The Risks of Logbook Loans

Logbook loans are a very high risk form of lending, so is it time for them to be more regulated?

What are Logbook Loans?

Logbook loans are a type of Bill of Sale lending, where you borrow money against your car. When taking out these loans, the lender will ask for your vehicle logbook and get you to sign a Bill of Sale, which transfers temporary ownership of your car over to them.

You can still use your car whilst making payments on your logbook loan but you cannot sell it or get your logbook back until the loan is repaid in full.

Some lenders may ask for regular payments towards the loan, whereas others may ask you to pay only the interest each month and then the full debt at the end of the loan term.

Who do these Attract?

Logbook loans tend to attract people who need cash on short-term notice when other lenders won’t lend to them. Most logbook lenders do not carry out credit checks, making them attractive to those with low credit scores.

Expensive and Risky

Logbook lenders tend to offer loans between £500 and £50,000, which is a significant amount of money to borrow, especially when factoring in their exorbitant interest rates.

They are a very expensive form of credit, usually costing even more than payday loans, with interest rates of around 400% or higher!

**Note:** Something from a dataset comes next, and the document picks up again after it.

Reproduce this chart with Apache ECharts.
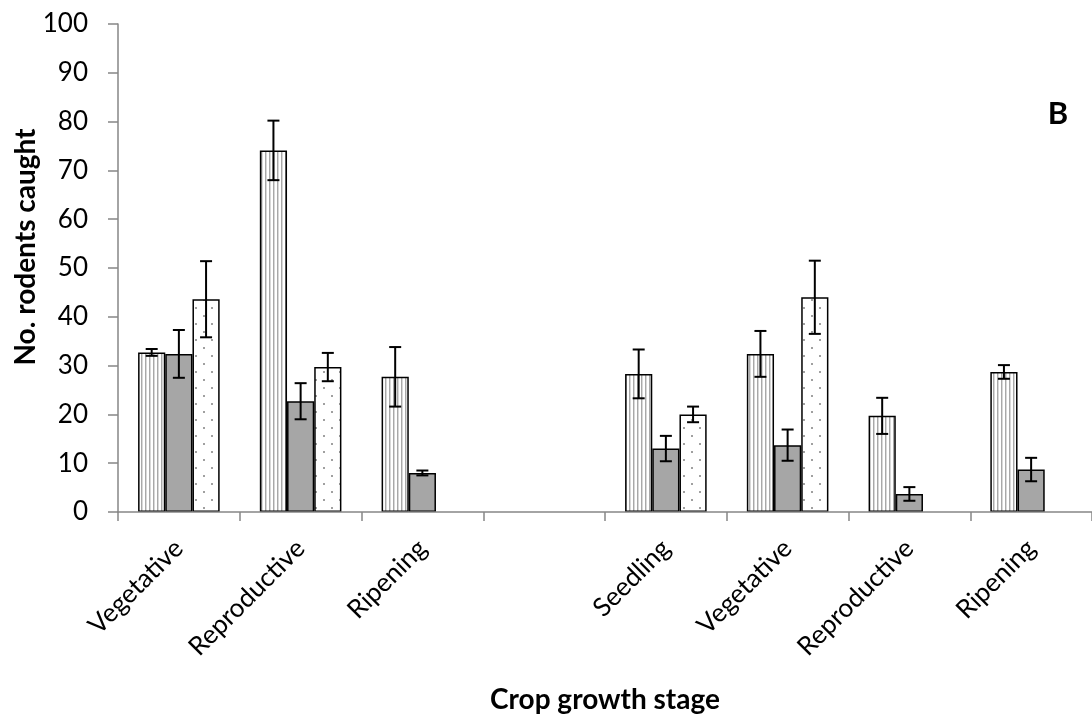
<!DOCTYPE html>
<html>
<head>
<meta charset="utf-8">
<script src="https://cdn.jsdelivr.net/npm/echarts@6/dist/echarts.min.js"></script>
<style>html,body{margin:0;padding:0;background:#fff}#chart{width:1092px;height:720px}</style>
</head>
<body>
<div id="chart"></div>
<script>
const categories = ['Vegetative', 'Reproductive', 'Ripening', '', 'Seedling', 'Vegetative', 'Reproductive', 'Ripening'];
const stripedValues = [32.7, 74.1, 27.7, null, 28.3, 32.4, 19.7, 28.7];
const stripedErrors = [0.7, 6.1, 6.1, null, 5.0, 4.7, 3.7, 1.4];
const grayValues = [32.4, 22.7, 8.0, null, 13.0, 13.7, 3.7, 8.7];
const grayErrors = [4.9, 3.7, 0.5, null, 2.6, 3.2, 1.4, 2.4];
const dottedValues = [43.6, 29.7, null, null, 20.0, 44.0, null, null];
const dottedErrors = [7.8, 2.9, null, null, 1.6, 7.5, null, null];
const yTicks = [0, 10, 20, 30, 40, 50, 60, 70, 80, 90, 100];

function stripePattern() {
  const c = document.createElement('canvas');
  c.width = 4; c.height = 4;
  const g = c.getContext('2d');
  g.fillStyle = '#ffffff'; g.fillRect(0, 0, 4, 4);
  g.fillStyle = '#a8a8a8'; g.fillRect(1, 0, 1, 4);
  g.fillStyle = '#d8d8d8'; g.fillRect(2, 0, 1, 4);
  return c;
}
function dotPattern() {
  const c = document.createElement('canvas');
  c.width = 16; c.height = 16;
  const g = c.getContext('2d');
  g.fillStyle = '#ffffff'; g.fillRect(0, 0, 16, 16);
  g.fillStyle = '#a0a0a0';
  g.fillRect(3, 3, 2, 2);
  g.fillRect(11, 11, 2, 2);
  return c;
}

const chart = echarts.init(document.getElementById('chart'), null, {renderer: 'canvas'});
const FONT = 'Lato, "Open Sans", sans-serif';
const GAP = 0.33;

function errData(vals, errs) {
  return vals.map((v, i) => v == null ? [i, null, null] : [i, v, errs[i]]);
}
function makeErr(seriesIdx, vals, errs) {
  return {
    type: 'custom',
    name: 'err' + seriesIdx,
    z: 10,
    silent: true,
    data: errData(vals, errs),
    encode: {x: 0, y: 1},
    renderItem: function (params, api) {
      const v = api.value(1);
      if (v == null || isNaN(v)) return null;
      const e = api.value(2);
      const idx = api.value(0);
      const band = api.size([1, 0])[0];
      const bw = band * (1 - GAP) / 3;
      const cx = api.coord([idx, v])[0] + (seriesIdx - 1) * bw;
      const yt = api.coord([idx, v + e])[1];
      const yb = api.coord([idx, v - e])[1];
      const cap = 6;
      const st = {stroke: '#000', lineWidth: 2};
      return {
        type: 'group',
        children: [
          {type: 'line', shape: {x1: cx, y1: yt, x2: cx, y2: yb}, style: st},
          {type: 'line', shape: {x1: cx - cap, y1: yt, x2: cx + cap, y2: yt}, style: st},
          {type: 'line', shape: {x1: cx - cap, y1: yb, x2: cx + cap, y2: yb}, style: st}
        ]
      };
    }
  };
}

const barCommon = {
  type: 'bar',
  barGap: '0%',
  barCategoryGap: (GAP * 100) + '%',
  silent: true
};

chart.setOption({
  animation: false,
  backgroundColor: '#ffffff',
  grid: {left: 118, right: 0, top: 24, bottom: 208, containLabel: false},
  xAxis: {
    type: 'category',
    data: categories,
    z: 5,
    axisLine: {lineStyle: {color: '#868686', width: 1.5}},
    axisTick: {show: true, length: 9, alignWithLabel: false, lineStyle: {color: '#868686', width: 1.5}},
    axisLabel: {rotate: 45, margin: 32, fontFamily: FONT, fontSize: 26, color: '#000', interval: 0},
    name: 'Crop growth stage',
    nameLocation: 'middle',
    nameGap: 174,
    nameTextStyle: {fontFamily: FONT, fontSize: 28, fontWeight: 'bold', color: '#000'}
  },
  yAxis: {
    type: 'value',
    min: yTicks[0],
    max: yTicks[yTicks.length - 1],
    interval: 10,
    splitLine: {show: false},
    axisLine: {show: true, lineStyle: {color: '#868686', width: 1.5}},
    axisTick: {show: true, length: 10, lineStyle: {color: '#868686', width: 1.5}},
    axisLabel: {margin: 30, fontFamily: FONT, fontSize: 26, color: '#000'}
  },
  graphic: [{
    type: 'text', x: 1058, y: 114,
    style: {text: 'B', fontFamily: FONT, fontSize: 31, fontWeight: 'bold', fill: '#000', align: 'center', verticalAlign: 'middle'}
  }, {
    type: 'text', x: 26, y: 247, rotation: Math.PI / 2,
    style: {text: 'No. rodents caught', fontFamily: FONT, fontSize: 28, fontWeight: 'bold', fill: '#000', align: 'center', verticalAlign: 'middle'}
  }],
  series: [
    Object.assign({}, barCommon, {
      name: 'Striped', data: stripedValues,
      itemStyle: {color: {image: stripePattern(), repeat: 'repeat'}, borderColor: '#000', borderWidth: 1.5}
    }),
    Object.assign({}, barCommon, {
      name: 'Gray', data: grayValues,
      itemStyle: {color: '#a6a6a6', borderColor: '#000', borderWidth: 1.5}
    }),
    Object.assign({}, barCommon, {
      name: 'Dotted', data: dottedValues,
      itemStyle: {color: {image: dotPattern(), repeat: 'repeat'}, borderColor: '#000', borderWidth: 1.5}
    }),
    makeErr(0, stripedValues, stripedErrors),
    makeErr(1, grayValues, grayErrors),
    makeErr(2, dottedValues, dottedErrors)
  ]
});
</script>
</body>
</html>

Most logbook loans run up to 18 months but you can choose to pay this off earlier. However, there may be additional charges if you wish to end the loan term early and have already repaid more than £8,000 in the last 12 months.

These loans can have very serious consequences, as you may lose your car and end up with significant debt, and you don’t have the same consumer protection you get with other forms of credit.

You will lose your vehicle if you can’t make repayments to the lender. Lenders can use bailiffs to seize and sell your vehicle if you end up in payment arrears, and if your vehicle sells for less than you owe, you will still need to pay back the rest.

Citizens Advice Research

Citizens Advice found that there is a lack of consumer protection when it comes to logbook lending. With the car put up as security, no court order is needed before the lender can repossess the car, which means there is no onus on the lender to negotiate when a customer falls behind on payments.

They found many cases where lenders were unwilling to negotiate, instead threatening repossession when customers fell into arrears. This is despite the code of practice stating that “lenders should “allow for alternative, affordable payments amounts when the customer or his appointed debt advisor… makes a reasonable proposal.”

They found that those taking out logbook loans tend to be financially vulnerable with existing debt, and that in many cases, lenders carried out limited credit checks.

“Our evidence shows that logbook lending can lead to instances of severe consumer detriment. The imbalance of power between the lender and consumer as no court order is needed for repossessions can drive harsh debt collection and repossession practices causing both financial and psychological harm.”

They also point out that the Bill of Sales Acts originate from the Victorian era, often using outdated language, which can lead to customers failing to properly understand loan conditions and the risks involved.

Overall, logbook loans are incredibly high risk, and if you need money, it is best to look at other alternatives, which you can do by using free services like Citizens Advice to explore all of your options.